The Federal Trade Commission ordered Comcast, Verizon, AT&T and other broadband providers to file reports within 45 days on why and how they collect consumer data and if they allow consumers to block such collection. The federal agency’s chair Joseph Simons said the move was “the first shot out of the box” in an investigation into the collection and use of personal data, with the potential aim of creating enforcement rules and helping Congress develop legislation on data privacy. Simons also promised more action.

The Wall Street Journal reports that the FTC also contacted Google Fiber, T-Mobile US and Cellco Partnership doing business as Verizon Wireless. The FTC’s investigation “comes at a time when federal regulators already have been ramping up their scrutiny of privacy practices among major players in the electronic data markets amid growing public concern.”

Simons noted in a speech that, “consumers often don’t understand what information is being collected about them.” “Further compounding this lack of understanding is the fact that many of the companies at the heart of this ecosystem operate behind the scenes and without much consumer awareness,” he said.

Simons, a Republican, “in response to a question from Sen.
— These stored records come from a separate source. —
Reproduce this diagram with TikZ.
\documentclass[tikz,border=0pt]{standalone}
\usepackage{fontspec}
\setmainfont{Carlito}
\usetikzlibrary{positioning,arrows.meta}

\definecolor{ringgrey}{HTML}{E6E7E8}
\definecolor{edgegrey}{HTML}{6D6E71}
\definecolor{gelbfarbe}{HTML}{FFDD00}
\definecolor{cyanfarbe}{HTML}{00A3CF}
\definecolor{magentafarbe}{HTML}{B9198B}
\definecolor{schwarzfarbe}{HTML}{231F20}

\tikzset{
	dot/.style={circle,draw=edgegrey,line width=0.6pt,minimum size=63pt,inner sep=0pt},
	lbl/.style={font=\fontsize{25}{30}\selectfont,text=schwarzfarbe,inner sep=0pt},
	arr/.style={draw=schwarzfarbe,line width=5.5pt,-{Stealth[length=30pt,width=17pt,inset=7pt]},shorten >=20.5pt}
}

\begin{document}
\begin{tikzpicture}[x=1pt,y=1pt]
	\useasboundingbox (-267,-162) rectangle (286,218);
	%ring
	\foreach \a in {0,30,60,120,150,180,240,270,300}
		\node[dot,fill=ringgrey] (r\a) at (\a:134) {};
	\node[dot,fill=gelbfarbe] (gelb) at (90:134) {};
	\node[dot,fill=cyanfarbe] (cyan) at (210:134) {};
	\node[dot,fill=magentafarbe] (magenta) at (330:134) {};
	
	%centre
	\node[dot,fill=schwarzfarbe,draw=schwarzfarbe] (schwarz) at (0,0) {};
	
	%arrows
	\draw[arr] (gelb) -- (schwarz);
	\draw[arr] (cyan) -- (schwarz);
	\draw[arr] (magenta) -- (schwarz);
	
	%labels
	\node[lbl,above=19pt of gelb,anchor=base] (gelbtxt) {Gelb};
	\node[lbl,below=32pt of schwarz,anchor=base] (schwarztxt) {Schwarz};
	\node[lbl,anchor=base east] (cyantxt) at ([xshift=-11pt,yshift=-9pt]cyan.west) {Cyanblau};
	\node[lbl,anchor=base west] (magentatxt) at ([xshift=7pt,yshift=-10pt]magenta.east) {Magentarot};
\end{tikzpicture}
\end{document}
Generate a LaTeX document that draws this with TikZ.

John Thune (R-South Dakota),” said the reports could provide transparency about “the data practices of large technology companies.” Rohit Chopra, a Democratic member of the five-member commission, suggested that the FTC’s orders “only scratch the surface on what the public needs to know,” later stating that “more needs to be done to confront possible competition problems and automated bias in big tech, among other issues.”

The action also draws attention to the fact that “while much of the privacy-regulation debate has focused on web giants like Facebook and Google so far, broadband carriers also hold vast information about consumers and their web usage patterns.”

In 2017, Congress overturned “an Obama-era regulation that required telecommunications firms to get customers’ permission to market their app and web-browsing history to third parties.” Cable companies, facing competition from streaming content, now hope to use that data to launch personalized ads and, in other ways, are “aggressively seeking ways to capitalize on their broadband business and their customer data.”

At WPP’s media agency conglomerate GroupM, global president of business intelligence Brian Wieser noted that, “every participant in advertising, let alone digital advertising, has to consider whether or not their actions would pass the Page Six test: whether or not an action described in its least charitable light would look good,” referring to The New York Post’s gossip column. “What’s legal and what a consumer might expect can be two different things,” he concluded.